(begin)
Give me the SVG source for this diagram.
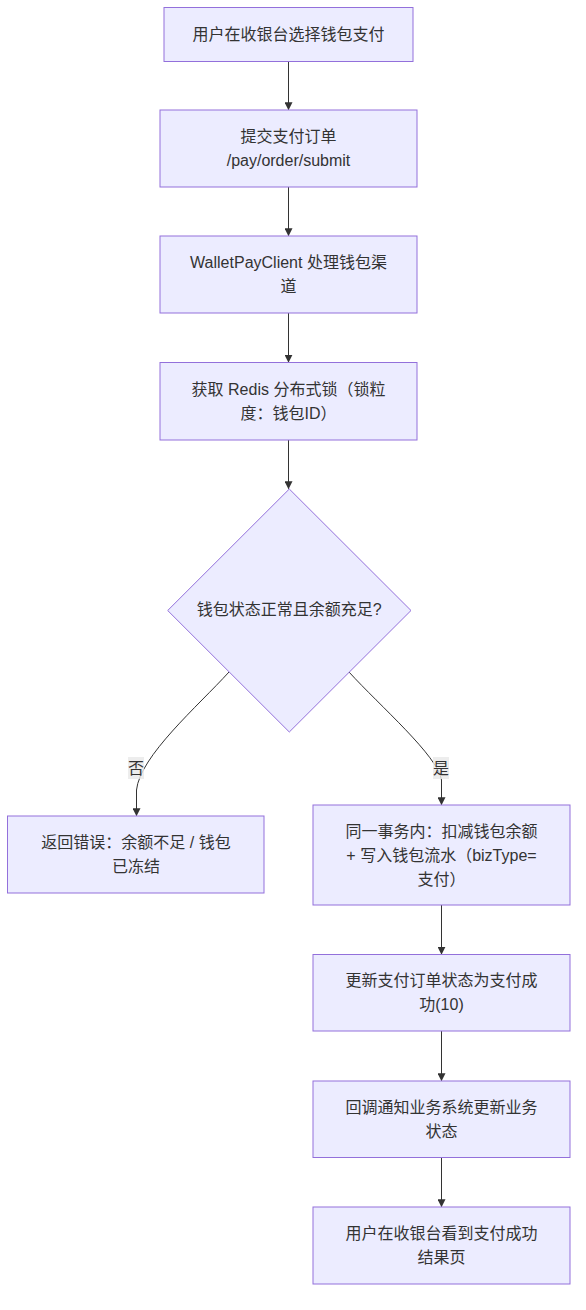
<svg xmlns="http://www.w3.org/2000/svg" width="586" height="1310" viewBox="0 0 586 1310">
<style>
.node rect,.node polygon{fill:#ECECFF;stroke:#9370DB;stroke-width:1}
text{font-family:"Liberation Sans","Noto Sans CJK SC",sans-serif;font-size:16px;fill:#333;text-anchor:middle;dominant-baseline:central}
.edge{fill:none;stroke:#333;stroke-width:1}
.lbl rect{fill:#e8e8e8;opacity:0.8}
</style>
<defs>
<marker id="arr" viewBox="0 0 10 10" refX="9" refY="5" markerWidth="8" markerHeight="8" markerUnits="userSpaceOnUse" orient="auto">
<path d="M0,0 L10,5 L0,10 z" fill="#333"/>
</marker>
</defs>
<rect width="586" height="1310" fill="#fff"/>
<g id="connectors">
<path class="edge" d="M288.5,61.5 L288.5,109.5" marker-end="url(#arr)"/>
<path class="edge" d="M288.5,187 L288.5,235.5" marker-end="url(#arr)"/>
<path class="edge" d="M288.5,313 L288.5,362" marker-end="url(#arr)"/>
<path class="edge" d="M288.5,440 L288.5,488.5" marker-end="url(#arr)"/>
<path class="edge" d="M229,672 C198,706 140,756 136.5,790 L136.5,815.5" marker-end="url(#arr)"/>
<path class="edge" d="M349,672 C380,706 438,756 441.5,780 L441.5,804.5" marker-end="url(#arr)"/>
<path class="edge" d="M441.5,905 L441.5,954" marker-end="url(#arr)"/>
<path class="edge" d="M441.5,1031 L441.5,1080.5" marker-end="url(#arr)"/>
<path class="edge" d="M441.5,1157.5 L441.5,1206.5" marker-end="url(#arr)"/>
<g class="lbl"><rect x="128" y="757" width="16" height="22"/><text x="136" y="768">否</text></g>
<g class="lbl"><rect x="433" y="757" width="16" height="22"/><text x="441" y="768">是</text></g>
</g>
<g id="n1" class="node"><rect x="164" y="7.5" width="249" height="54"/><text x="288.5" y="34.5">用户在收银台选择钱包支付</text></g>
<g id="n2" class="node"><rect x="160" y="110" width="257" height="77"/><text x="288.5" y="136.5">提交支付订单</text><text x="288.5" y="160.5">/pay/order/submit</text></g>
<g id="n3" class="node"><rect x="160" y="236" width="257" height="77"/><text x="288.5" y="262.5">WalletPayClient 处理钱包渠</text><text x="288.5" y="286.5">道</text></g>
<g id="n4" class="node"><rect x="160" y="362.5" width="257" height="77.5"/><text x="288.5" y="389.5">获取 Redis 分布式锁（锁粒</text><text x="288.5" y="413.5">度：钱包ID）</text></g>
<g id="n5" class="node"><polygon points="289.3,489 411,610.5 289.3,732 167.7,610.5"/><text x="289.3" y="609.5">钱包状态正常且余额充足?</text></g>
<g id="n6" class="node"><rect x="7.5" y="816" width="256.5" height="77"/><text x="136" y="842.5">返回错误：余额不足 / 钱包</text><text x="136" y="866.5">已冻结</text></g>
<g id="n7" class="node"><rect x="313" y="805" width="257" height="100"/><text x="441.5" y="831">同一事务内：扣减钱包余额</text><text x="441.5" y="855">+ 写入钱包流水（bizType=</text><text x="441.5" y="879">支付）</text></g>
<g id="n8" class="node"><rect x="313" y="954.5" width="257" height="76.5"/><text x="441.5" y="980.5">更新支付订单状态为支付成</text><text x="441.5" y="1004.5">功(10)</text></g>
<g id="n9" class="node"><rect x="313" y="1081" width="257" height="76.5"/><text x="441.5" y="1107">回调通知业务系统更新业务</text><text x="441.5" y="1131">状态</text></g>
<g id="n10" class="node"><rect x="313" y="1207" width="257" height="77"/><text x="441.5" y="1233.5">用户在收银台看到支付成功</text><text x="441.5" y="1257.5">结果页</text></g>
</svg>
(end)
Task prompt: Give an exact reproduction of every line, leaving out any picture.

Completed exercise:
Give me the SVG source for this diagram.
<svg xmlns="http://www.w3.org/2000/svg" width="586" height="1310" viewBox="0 0 586 1310">
<style>
.node rect,.node polygon{fill:#ECECFF;stroke:#9370DB;stroke-width:1}
text{font-family:"Liberation Sans","Noto Sans CJK SC",sans-serif;font-size:16px;fill:#333;text-anchor:middle;dominant-baseline:central}
.edge{fill:none;stroke:#333;stroke-width:1}
.lbl rect{fill:#e8e8e8;opacity:0.8}
</style>
<defs>
<marker id="arr" viewBox="0 0 10 10" refX="9" refY="5" markerWidth="8" markerHeight="8" markerUnits="userSpaceOnUse" orient="auto">
<path d="M0,0 L10,5 L0,10 z" fill="#333"/>
</marker>
</defs>
<rect width="586" height="1310" fill="#fff"/>
<g id="connectors">
<path class="edge" d="M288.5,61.5 L288.5,109.5" marker-end="url(#arr)"/>
<path class="edge" d="M288.5,187 L288.5,235.5" marker-end="url(#arr)"/>
<path class="edge" d="M288.5,313 L288.5,362" marker-end="url(#arr)"/>
<path class="edge" d="M288.5,440 L288.5,488.5" marker-end="url(#arr)"/>
<path class="edge" d="M229,672 C198,706 140,756 136.5,790 L136.5,815.5" marker-end="url(#arr)"/>
<path class="edge" d="M349,672 C380,706 438,756 441.5,780 L441.5,804.5" marker-end="url(#arr)"/>
<path class="edge" d="M441.5,905 L441.5,954" marker-end="url(#arr)"/>
<path class="edge" d="M441.5,1031 L441.5,1080.5" marker-end="url(#arr)"/>
<path class="edge" d="M441.5,1157.5 L441.5,1206.5" marker-end="url(#arr)"/>
<g class="lbl"><rect x="128" y="757" width="16" height="22"/><text x="136" y="768">否</text></g>
<g class="lbl"><rect x="433" y="757" width="16" height="22"/><text x="441" y="768">是</text></g>
</g>
<g id="n1" class="node"><rect x="164" y="7.5" width="249" height="54"/><text x="288.5" y="34.5">用户在收银台选择钱包支付</text></g>
<g id="n2" class="node"><rect x="160" y="110" width="257" height="77"/><text x="288.5" y="136.5">提交支付订单</text><text x="288.5" y="160.5">/pay/order/submit</text></g>
<g id="n3" class="node"><rect x="160" y="236" width="257" height="77"/><text x="288.5" y="262.5">WalletPayClient 处理钱包渠</text><text x="288.5" y="286.5">道</text></g>
<g id="n4" class="node"><rect x="160" y="362.5" width="257" height="77.5"/><text x="288.5" y="389.5">获取 Redis 分布式锁（锁粒</text><text x="288.5" y="413.5">度：钱包ID）</text></g>
<g id="n5" class="node"><polygon points="289.3,489 411,610.5 289.3,732 167.7,610.5"/><text x="289.3" y="609.5">钱包状态正常且余额充足?</text></g>
<g id="n6" class="node"><rect x="7.5" y="816" width="256.5" height="77"/><text x="136" y="842.5">返回错误：余额不足 / 钱包</text><text x="136" y="866.5">已冻结</text></g>
<g id="n7" class="node"><rect x="313" y="805" width="257" height="100"/><text x="441.5" y="831">同一事务内：扣减钱包余额</text><text x="441.5" y="855">+ 写入钱包流水（bizType=</text><text x="441.5" y="879">支付）</text></g>
<g id="n8" class="node"><rect x="313" y="954.5" width="257" height="76.5"/><text x="441.5" y="980.5">更新支付订单状态为支付成</text><text x="441.5" y="1004.5">功(10)</text></g>
<g id="n9" class="node"><rect x="313" y="1081" width="257" height="76.5"/><text x="441.5" y="1107">回调通知业务系统更新业务</text><text x="441.5" y="1131">状态</text></g>
<g id="n10" class="node"><rect x="313" y="1207" width="257" height="77"/><text x="441.5" y="1233.5">用户在收银台看到支付成功</text><text x="441.5" y="1257.5">结果页</text></g>
</svg>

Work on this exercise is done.